— Raw data —
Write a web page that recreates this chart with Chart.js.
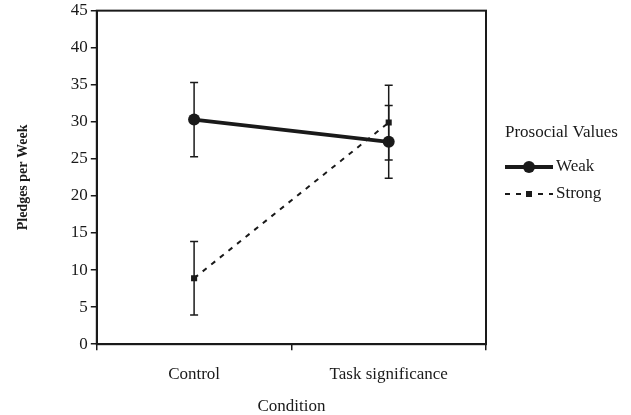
<!DOCTYPE html>
<html>
<head>
<meta charset="utf-8">
<script src="https://cdn.jsdelivr.net/npm/chart.js@4.4.0/dist/chart.umd.min.js"></script>
<style>
  html, body { margin: 0; padding: 0; background: #fff; }
  #wrap { width: 631px; height: 415px; position: relative; }
</style>
</head>
<body>
<div id="wrap"><canvas id="grafico"></canvas></div>
<script>
// dados
const conditions = ['Control', 'Task significance'];
const weakMean = [30.3, 27.3];
const weakErr = [5.0, 4.9];
const strongMean = [8.9, 29.9];
const strongErr = [4.95, 5.05];
const yTicks = [0, 5, 10, 15, 20, 25, 30, 35, 40, 45];

const ink = '#1a1a1a';
const fonte = '"Liberation Serif", "Times New Roman", serif';

// barras de erro + moldura
const errorBars = {
    id: 'errorBars',
    afterDatasetsDraw(chart) {
        const { ctx, scales: { x, y }, chartArea } = chart;
        ctx.save();
        ctx.strokeStyle = ink;
        ctx.lineWidth = 1.5;
        chart.data.datasets.forEach(ds => {
            ds.data.forEach((v, i) => {
                const px = x.getPixelForValue(i);
                const top = y.getPixelForValue(v + ds.err[i]);
                const bot = y.getPixelForValue(v - ds.err[i]);
                ctx.beginPath();
                ctx.moveTo(px, top); ctx.lineTo(px, bot);
                ctx.moveTo(px - 4, top); ctx.lineTo(px + 4, top);
                ctx.moveTo(px - 4, bot); ctx.lineTo(px + 4, bot);
                ctx.stroke();
            });
        });
        // moldura
        ctx.lineWidth = 2;
        ctx.strokeRect(chartArea.left, chartArea.top, chartArea.right - chartArea.left, chartArea.bottom - chartArea.top);
        ctx.restore();
    }
};

// legenda desenhada à mão (linha + marcador)
const legendaLinha = {
    id: 'legendaLinha',
    afterDraw(chart) {
        const { ctx, chartArea } = chart;
        const x0 = chartArea.right + 19;
        ctx.save();
        ctx.fillStyle = ink;
        ctx.font = '17px ' + fonte;
        ctx.textBaseline = 'middle';
        ctx.fillText('Prosocial Values', chartArea.right + 19, 133);
        const rows = [167, 194];
        chart.data.datasets.forEach((ds, i) => {
            const yy = rows[i];
            ctx.strokeStyle = ds.borderColor;
            ctx.lineWidth = ds.borderWidth;
            ctx.setLineDash(ds.borderDash || []);
            ctx.beginPath();
            ctx.moveTo(x0, yy); ctx.lineTo(x0 + 48, yy);
            ctx.stroke();
            ctx.setLineDash([]);
            ctx.fillStyle = ink;
            if (ds.pointStyle === 'circle') {
                ctx.beginPath(); ctx.arc(x0 + 24, yy, ds.pointRadius, 0, Math.PI * 2); ctx.fill();
            } else {
                ctx.fillRect(x0 + 21, yy - 3, 6, 6);
            }
            ctx.fillText(ds.label, x0 + 51, yy);
        });
        ctx.restore();
    }
};

new Chart(document.getElementById('grafico'), {
    type: 'line',
    data: {
        labels: conditions,
        datasets: [
            {
                label: 'Weak', data: weakMean, err: weakErr,
                borderColor: ink, backgroundColor: ink, borderWidth: 3.8,
                pointStyle: 'circle', pointRadius: 6, pointBackgroundColor: ink, pointBorderWidth: 0,
                tension: 0
            },
            {
                label: 'Strong', data: strongMean, err: strongErr,
                borderColor: ink, backgroundColor: ink, borderWidth: 2, borderDash: [5, 6],
                pointStyle: 'rect', pointRadius: 4.3, pointBackgroundColor: ink, pointBorderWidth: 0,
                tension: 0
            }
        ]
    },
    options: {
        responsive: true,
        maintainAspectRatio: false,
        animation: false,
        layout: { padding: { left: 11, right: 145, top: 10, bottom: -2 } },
        plugins: { legend: { display: false }, tooltip: { enabled: false } },
        scales: {
            x: {
                offset: true,
                grid: { display: true, drawOnChartArea: false, offset: true, tickLength: 6, color: ink, lineWidth: 1.5 },
                border: { display: true, color: ink, width: 2 },
                ticks: { color: ink, font: { family: fonte, size: 17 }, padding: 14 },
                title: { display: true, text: 'Condition', color: ink, font: { family: fonte, size: 17 }, padding: { top: -2, bottom: 0 } }
            },
            y: {
                min: 0, max: 45,
                afterBuildTicks: axis => { axis.ticks = yTicks.map(v => ({ value: v })); },
                grid: { display: true, drawOnChartArea: false, tickLength: 6, color: ink, lineWidth: 1.5 },
                border: { display: true, color: ink, width: 2 },
                ticks: { color: ink, font: { family: fonte, size: 17, lineHeight: 0.9 }, padding: 3 },
                title: { display: true, text: 'Pledges per Week', color: ink, font: { family: fonte, size: 14, weight: 'bold' }, padding: { bottom: 36 } }
            }
        }
    },
    plugins: [errorBars, legendaLinha]
});
</script>
</body>
</html>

— Exercise goal —
Copy the material above in full and exactly, skipping pictures.

— Reply to the exercise —
Write a web page that recreates this chart with Chart.js.
<!DOCTYPE html>
<html>
<head>
<meta charset="utf-8">
<script src="https://cdn.jsdelivr.net/npm/chart.js@4.4.0/dist/chart.umd.min.js"></script>
<style>
  html, body { margin: 0; padding: 0; background: #fff; }
  #wrap { width: 631px; height: 415px; position: relative; }
</style>
</head>
<body>
<div id="wrap"><canvas id="grafico"></canvas></div>
<script>
// dados
const conditions = ['Control', 'Task significance'];
const weakMean = [30.3, 27.3];
const weakErr = [5.0, 4.9];
const strongMean = [8.9, 29.9];
const strongErr = [4.95, 5.05];
const yTicks = [0, 5, 10, 15, 20, 25, 30, 35, 40, 45];

const ink = '#1a1a1a';
const fonte = '"Liberation Serif", "Times New Roman", serif';

// barras de erro + moldura
const errorBars = {
    id: 'errorBars',
    afterDatasetsDraw(chart) {
        const { ctx, scales: { x, y }, chartArea } = chart;
        ctx.save();
        ctx.strokeStyle = ink;
        ctx.lineWidth = 1.5;
        chart.data.datasets.forEach(ds => {
            ds.data.forEach((v, i) => {
                const px = x.getPixelForValue(i);
                const top = y.getPixelForValue(v + ds.err[i]);
                const bot = y.getPixelForValue(v - ds.err[i]);
                ctx.beginPath();
                ctx.moveTo(px, top); ctx.lineTo(px, bot);
                ctx.moveTo(px - 4, top); ctx.lineTo(px + 4, top);
                ctx.moveTo(px - 4, bot); ctx.lineTo(px + 4, bot);
                ctx.stroke();
            });
        });
        // moldura
        ctx.lineWidth = 2;
        ctx.strokeRect(chartArea.left, chartArea.top, chartArea.right - chartArea.left, chartArea.bottom - chartArea.top);
        ctx.restore();
    }
};

// legenda desenhada à mão (linha + marcador)
const legendaLinha = {
    id: 'legendaLinha',
    afterDraw(chart) {
        const { ctx, chartArea } = chart;
        const x0 = chartArea.right + 19;
        ctx.save();
        ctx.fillStyle = ink;
        ctx.font = '17px ' + fonte;
        ctx.textBaseline = 'middle';
        ctx.fillText('Prosocial Values', chartArea.right + 19, 133);
        const rows = [167, 194];
        chart.data.datasets.forEach((ds, i) => {
            const yy = rows[i];
            ctx.strokeStyle = ds.borderColor;
            ctx.lineWidth = ds.borderWidth;
            ctx.setLineDash(ds.borderDash || []);
            ctx.beginPath();
            ctx.moveTo(x0, yy); ctx.lineTo(x0 + 48, yy);
            ctx.stroke();
            ctx.setLineDash([]);
            ctx.fillStyle = ink;
            if (ds.pointStyle === 'circle') {
                ctx.beginPath(); ctx.arc(x0 + 24, yy, ds.pointRadius, 0, Math.PI * 2); ctx.fill();
            } else {
                ctx.fillRect(x0 + 21, yy - 3, 6, 6);
            }
            ctx.fillText(ds.label, x0 + 51, yy);
        });
        ctx.restore();
    }
};

new Chart(document.getElementById('grafico'), {
    type: 'line',
    data: {
        labels: conditions,
        datasets: [
            {
                label: 'Weak', data: weakMean, err: weakErr,
                borderColor: ink, backgroundColor: ink, borderWidth: 3.8,
                pointStyle: 'circle', pointRadius: 6, pointBackgroundColor: ink, pointBorderWidth: 0,
                tension: 0
            },
            {
                label: 'Strong', data: strongMean, err: strongErr,
                borderColor: ink, backgroundColor: ink, borderWidth: 2, borderDash: [5, 6],
                pointStyle: 'rect', pointRadius: 4.3, pointBackgroundColor: ink, pointBorderWidth: 0,
                tension: 0
            }
        ]
    },
    options: {
        responsive: true,
        maintainAspectRatio: false,
        animation: false,
        layout: { padding: { left: 11, right: 145, top: 10, bottom: -2 } },
        plugins: { legend: { display: false }, tooltip: { enabled: false } },
        scales: {
            x: {
                offset: true,
                grid: { display: true, drawOnChartArea: false, offset: true, tickLength: 6, color: ink, lineWidth: 1.5 },
                border: { display: true, color: ink, width: 2 },
                ticks: { color: ink, font: { family: fonte, size: 17 }, padding: 14 },
                title: { display: true, text: 'Condition', color: ink, font: { family: fonte, size: 17 }, padding: { top: -2, bottom: 0 } }
            },
            y: {
                min: 0, max: 45,
                afterBuildTicks: axis => { axis.ticks = yTicks.map(v => ({ value: v })); },
                grid: { display: true, drawOnChartArea: false, tickLength: 6, color: ink, lineWidth: 1.5 },
                border: { display: true, color: ink, width: 2 },
                ticks: { color: ink, font: { family: fonte, size: 17, lineHeight: 0.9 }, padding: 3 },
                title: { display: true, text: 'Pledges per Week', color: ink, font: { family: fonte, size: 14, weight: 'bold' }, padding: { bottom: 36 } }
            }
        }
    },
    plugins: [errorBars, legendaLinha]
});
</script>
</body>
</html>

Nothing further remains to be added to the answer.